Charts and diagrams as code

══════════

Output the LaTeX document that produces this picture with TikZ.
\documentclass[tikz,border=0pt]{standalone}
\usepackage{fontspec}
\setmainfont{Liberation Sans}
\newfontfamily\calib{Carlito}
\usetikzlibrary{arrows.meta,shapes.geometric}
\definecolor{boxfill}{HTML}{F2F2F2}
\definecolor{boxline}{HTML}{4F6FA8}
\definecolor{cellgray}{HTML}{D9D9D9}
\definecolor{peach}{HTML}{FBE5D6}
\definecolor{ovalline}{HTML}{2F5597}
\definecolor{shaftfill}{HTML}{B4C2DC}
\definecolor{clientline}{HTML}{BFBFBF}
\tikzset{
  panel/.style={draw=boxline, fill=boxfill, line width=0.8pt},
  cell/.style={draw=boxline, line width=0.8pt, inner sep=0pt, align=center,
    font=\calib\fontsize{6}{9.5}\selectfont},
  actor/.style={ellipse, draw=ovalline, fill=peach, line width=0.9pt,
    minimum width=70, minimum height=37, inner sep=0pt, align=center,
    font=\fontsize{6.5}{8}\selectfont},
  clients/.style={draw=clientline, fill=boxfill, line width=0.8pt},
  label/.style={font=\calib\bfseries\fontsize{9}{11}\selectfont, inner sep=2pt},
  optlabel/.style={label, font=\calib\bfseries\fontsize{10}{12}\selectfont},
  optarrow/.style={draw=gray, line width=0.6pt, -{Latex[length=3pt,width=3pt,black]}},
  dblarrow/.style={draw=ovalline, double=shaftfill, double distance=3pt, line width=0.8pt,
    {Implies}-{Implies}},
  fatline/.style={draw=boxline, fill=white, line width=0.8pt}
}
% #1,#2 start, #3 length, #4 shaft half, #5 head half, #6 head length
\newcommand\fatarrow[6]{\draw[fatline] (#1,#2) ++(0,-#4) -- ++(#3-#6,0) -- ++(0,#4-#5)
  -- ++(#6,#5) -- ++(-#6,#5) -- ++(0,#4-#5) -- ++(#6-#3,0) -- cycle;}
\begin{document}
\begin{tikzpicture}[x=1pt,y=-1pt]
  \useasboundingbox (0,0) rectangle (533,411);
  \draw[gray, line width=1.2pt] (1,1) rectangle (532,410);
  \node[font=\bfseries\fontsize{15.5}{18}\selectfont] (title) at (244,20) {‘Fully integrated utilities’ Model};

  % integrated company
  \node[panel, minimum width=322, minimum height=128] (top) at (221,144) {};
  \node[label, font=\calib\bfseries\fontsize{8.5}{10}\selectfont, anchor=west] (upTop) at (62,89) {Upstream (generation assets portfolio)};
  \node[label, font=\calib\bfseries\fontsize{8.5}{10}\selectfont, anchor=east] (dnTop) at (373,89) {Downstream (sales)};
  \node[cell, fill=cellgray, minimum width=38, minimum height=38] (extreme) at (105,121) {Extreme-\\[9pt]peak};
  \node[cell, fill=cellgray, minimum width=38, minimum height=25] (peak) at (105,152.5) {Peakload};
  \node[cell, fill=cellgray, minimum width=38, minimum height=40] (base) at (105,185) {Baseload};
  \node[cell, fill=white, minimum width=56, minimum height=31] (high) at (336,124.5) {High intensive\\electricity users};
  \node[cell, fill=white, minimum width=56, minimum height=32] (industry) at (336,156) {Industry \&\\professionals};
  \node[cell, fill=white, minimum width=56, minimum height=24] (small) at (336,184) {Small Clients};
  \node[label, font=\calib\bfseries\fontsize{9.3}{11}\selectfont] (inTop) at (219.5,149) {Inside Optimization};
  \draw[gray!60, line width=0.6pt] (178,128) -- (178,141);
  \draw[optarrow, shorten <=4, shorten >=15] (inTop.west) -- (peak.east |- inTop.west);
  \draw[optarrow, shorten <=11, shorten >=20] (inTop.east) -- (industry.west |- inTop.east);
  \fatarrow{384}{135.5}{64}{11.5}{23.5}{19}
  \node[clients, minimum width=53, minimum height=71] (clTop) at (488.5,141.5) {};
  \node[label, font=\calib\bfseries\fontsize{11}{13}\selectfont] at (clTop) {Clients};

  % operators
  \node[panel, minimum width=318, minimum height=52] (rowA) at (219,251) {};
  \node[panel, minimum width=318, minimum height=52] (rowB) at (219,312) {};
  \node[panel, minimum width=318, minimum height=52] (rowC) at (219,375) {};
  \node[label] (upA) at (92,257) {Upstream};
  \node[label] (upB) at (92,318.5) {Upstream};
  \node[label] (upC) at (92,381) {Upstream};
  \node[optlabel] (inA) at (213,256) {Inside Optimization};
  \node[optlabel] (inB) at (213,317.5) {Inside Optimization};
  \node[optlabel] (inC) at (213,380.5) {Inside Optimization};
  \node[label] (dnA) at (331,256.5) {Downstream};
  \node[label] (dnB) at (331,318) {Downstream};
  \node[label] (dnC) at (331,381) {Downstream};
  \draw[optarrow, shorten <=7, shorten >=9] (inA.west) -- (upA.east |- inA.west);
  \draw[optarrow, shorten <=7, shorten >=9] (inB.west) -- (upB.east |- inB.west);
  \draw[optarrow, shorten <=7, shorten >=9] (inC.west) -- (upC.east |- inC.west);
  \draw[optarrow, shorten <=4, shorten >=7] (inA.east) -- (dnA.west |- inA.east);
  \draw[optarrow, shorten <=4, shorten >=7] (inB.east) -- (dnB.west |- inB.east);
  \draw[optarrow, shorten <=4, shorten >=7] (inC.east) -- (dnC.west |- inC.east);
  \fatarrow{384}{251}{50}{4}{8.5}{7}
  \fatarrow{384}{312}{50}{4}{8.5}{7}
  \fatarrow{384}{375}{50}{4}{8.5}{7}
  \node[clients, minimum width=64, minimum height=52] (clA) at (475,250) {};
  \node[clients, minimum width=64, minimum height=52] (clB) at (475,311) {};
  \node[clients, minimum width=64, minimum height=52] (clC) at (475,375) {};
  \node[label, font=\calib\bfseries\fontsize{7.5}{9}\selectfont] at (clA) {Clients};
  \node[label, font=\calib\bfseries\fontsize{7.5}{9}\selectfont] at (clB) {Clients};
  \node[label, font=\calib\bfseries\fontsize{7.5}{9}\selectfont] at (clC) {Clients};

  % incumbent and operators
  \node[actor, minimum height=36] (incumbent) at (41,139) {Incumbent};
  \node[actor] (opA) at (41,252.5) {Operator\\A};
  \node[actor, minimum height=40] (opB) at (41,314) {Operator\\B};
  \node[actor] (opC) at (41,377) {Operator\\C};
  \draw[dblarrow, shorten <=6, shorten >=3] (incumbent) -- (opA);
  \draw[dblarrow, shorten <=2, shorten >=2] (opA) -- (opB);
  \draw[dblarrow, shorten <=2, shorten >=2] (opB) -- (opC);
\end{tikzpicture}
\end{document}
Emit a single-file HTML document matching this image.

══════════

**What you should do**
The whole listing above needs to be written out again exactly.

**Result**
Output the LaTeX document that produces this picture with TikZ.
\documentclass[tikz,border=0pt]{standalone}
\usepackage{fontspec}
\setmainfont{Liberation Sans}
\newfontfamily\calib{Carlito}
\usetikzlibrary{arrows.meta,shapes.geometric}
\definecolor{boxfill}{HTML}{F2F2F2}
\definecolor{boxline}{HTML}{4F6FA8}
\definecolor{cellgray}{HTML}{D9D9D9}
\definecolor{peach}{HTML}{FBE5D6}
\definecolor{ovalline}{HTML}{2F5597}
\definecolor{shaftfill}{HTML}{B4C2DC}
\definecolor{clientline}{HTML}{BFBFBF}
\tikzset{
  panel/.style={draw=boxline, fill=boxfill, line width=0.8pt},
  cell/.style={draw=boxline, line width=0.8pt, inner sep=0pt, align=center,
    font=\calib\fontsize{6}{9.5}\selectfont},
  actor/.style={ellipse, draw=ovalline, fill=peach, line width=0.9pt,
    minimum width=70, minimum height=37, inner sep=0pt, align=center,
    font=\fontsize{6.5}{8}\selectfont},
  clients/.style={draw=clientline, fill=boxfill, line width=0.8pt},
  label/.style={font=\calib\bfseries\fontsize{9}{11}\selectfont, inner sep=2pt},
  optlabel/.style={label, font=\calib\bfseries\fontsize{10}{12}\selectfont},
  optarrow/.style={draw=gray, line width=0.6pt, -{Latex[length=3pt,width=3pt,black]}},
  dblarrow/.style={draw=ovalline, double=shaftfill, double distance=3pt, line width=0.8pt,
    {Implies}-{Implies}},
  fatline/.style={draw=boxline, fill=white, line width=0.8pt}
}
% #1,#2 start, #3 length, #4 shaft half, #5 head half, #6 head length
\newcommand\fatarrow[6]{\draw[fatline] (#1,#2) ++(0,-#4) -- ++(#3-#6,0) -- ++(0,#4-#5)
  -- ++(#6,#5) -- ++(-#6,#5) -- ++(0,#4-#5) -- ++(#6-#3,0) -- cycle;}
\begin{document}
\begin{tikzpicture}[x=1pt,y=-1pt]
  \useasboundingbox (0,0) rectangle (533,411);
  \draw[gray, line width=1.2pt] (1,1) rectangle (532,410);
  \node[font=\bfseries\fontsize{15.5}{18}\selectfont] (title) at (244,20) {‘Fully integrated utilities’ Model};

  % integrated company
  \node[panel, minimum width=322, minimum height=128] (top) at (221,144) {};
  \node[label, font=\calib\bfseries\fontsize{8.5}{10}\selectfont, anchor=west] (upTop) at (62,89) {Upstream (generation assets portfolio)};
  \node[label, font=\calib\bfseries\fontsize{8.5}{10}\selectfont, anchor=east] (dnTop) at (373,89) {Downstream (sales)};
  \node[cell, fill=cellgray, minimum width=38, minimum height=38] (extreme) at (105,121) {Extreme-\\[9pt]peak};
  \node[cell, fill=cellgray, minimum width=38, minimum height=25] (peak) at (105,152.5) {Peakload};
  \node[cell, fill=cellgray, minimum width=38, minimum height=40] (base) at (105,185) {Baseload};
  \node[cell, fill=white, minimum width=56, minimum height=31] (high) at (336,124.5) {High intensive\\electricity users};
  \node[cell, fill=white, minimum width=56, minimum height=32] (industry) at (336,156) {Industry \&\\professionals};
  \node[cell, fill=white, minimum width=56, minimum height=24] (small) at (336,184) {Small Clients};
  \node[label, font=\calib\bfseries\fontsize{9.3}{11}\selectfont] (inTop) at (219.5,149) {Inside Optimization};
  \draw[gray!60, line width=0.6pt] (178,128) -- (178,141);
  \draw[optarrow, shorten <=4, shorten >=15] (inTop.west) -- (peak.east |- inTop.west);
  \draw[optarrow, shorten <=11, shorten >=20] (inTop.east) -- (industry.west |- inTop.east);
  \fatarrow{384}{135.5}{64}{11.5}{23.5}{19}
  \node[clients, minimum width=53, minimum height=71] (clTop) at (488.5,141.5) {};
  \node[label, font=\calib\bfseries\fontsize{11}{13}\selectfont] at (clTop) {Clients};

  % operators
  \node[panel, minimum width=318, minimum height=52] (rowA) at (219,251) {};
  \node[panel, minimum width=318, minimum height=52] (rowB) at (219,312) {};
  \node[panel, minimum width=318, minimum height=52] (rowC) at (219,375) {};
  \node[label] (upA) at (92,257) {Upstream};
  \node[label] (upB) at (92,318.5) {Upstream};
  \node[label] (upC) at (92,381) {Upstream};
  \node[optlabel] (inA) at (213,256) {Inside Optimization};
  \node[optlabel] (inB) at (213,317.5) {Inside Optimization};
  \node[optlabel] (inC) at (213,380.5) {Inside Optimization};
  \node[label] (dnA) at (331,256.5) {Downstream};
  \node[label] (dnB) at (331,318) {Downstream};
  \node[label] (dnC) at (331,381) {Downstream};
  \draw[optarrow, shorten <=7, shorten >=9] (inA.west) -- (upA.east |- inA.west);
  \draw[optarrow, shorten <=7, shorten >=9] (inB.west) -- (upB.east |- inB.west);
  \draw[optarrow, shorten <=7, shorten >=9] (inC.west) -- (upC.east |- inC.west);
  \draw[optarrow, shorten <=4, shorten >=7] (inA.east) -- (dnA.west |- inA.east);
  \draw[optarrow, shorten <=4, shorten >=7] (inB.east) -- (dnB.west |- inB.east);
  \draw[optarrow, shorten <=4, shorten >=7] (inC.east) -- (dnC.west |- inC.east);
  \fatarrow{384}{251}{50}{4}{8.5}{7}
  \fatarrow{384}{312}{50}{4}{8.5}{7}
  \fatarrow{384}{375}{50}{4}{8.5}{7}
  \node[clients, minimum width=64, minimum height=52] (clA) at (475,250) {};
  \node[clients, minimum width=64, minimum height=52] (clB) at (475,311) {};
  \node[clients, minimum width=64, minimum height=52] (clC) at (475,375) {};
  \node[label, font=\calib\bfseries\fontsize{7.5}{9}\selectfont] at (clA) {Clients};
  \node[label, font=\calib\bfseries\fontsize{7.5}{9}\selectfont] at (clB) {Clients};
  \node[label, font=\calib\bfseries\fontsize{7.5}{9}\selectfont] at (clC) {Clients};

  % incumbent and operators
  \node[actor, minimum height=36] (incumbent) at (41,139) {Incumbent};
  \node[actor] (opA) at (41,252.5) {Operator\\A};
  \node[actor, minimum height=40] (opB) at (41,314) {Operator\\B};
  \node[actor] (opC) at (41,377) {Operator\\C};
  \draw[dblarrow, shorten <=6, shorten >=3] (incumbent) -- (opA);
  \draw[dblarrow, shorten <=2, shorten >=2] (opA) -- (opB);
  \draw[dblarrow, shorten <=2, shorten >=2] (opB) -- (opC);
\end{tikzpicture}
\end{document}
Emit a single-file HTML document matching this image.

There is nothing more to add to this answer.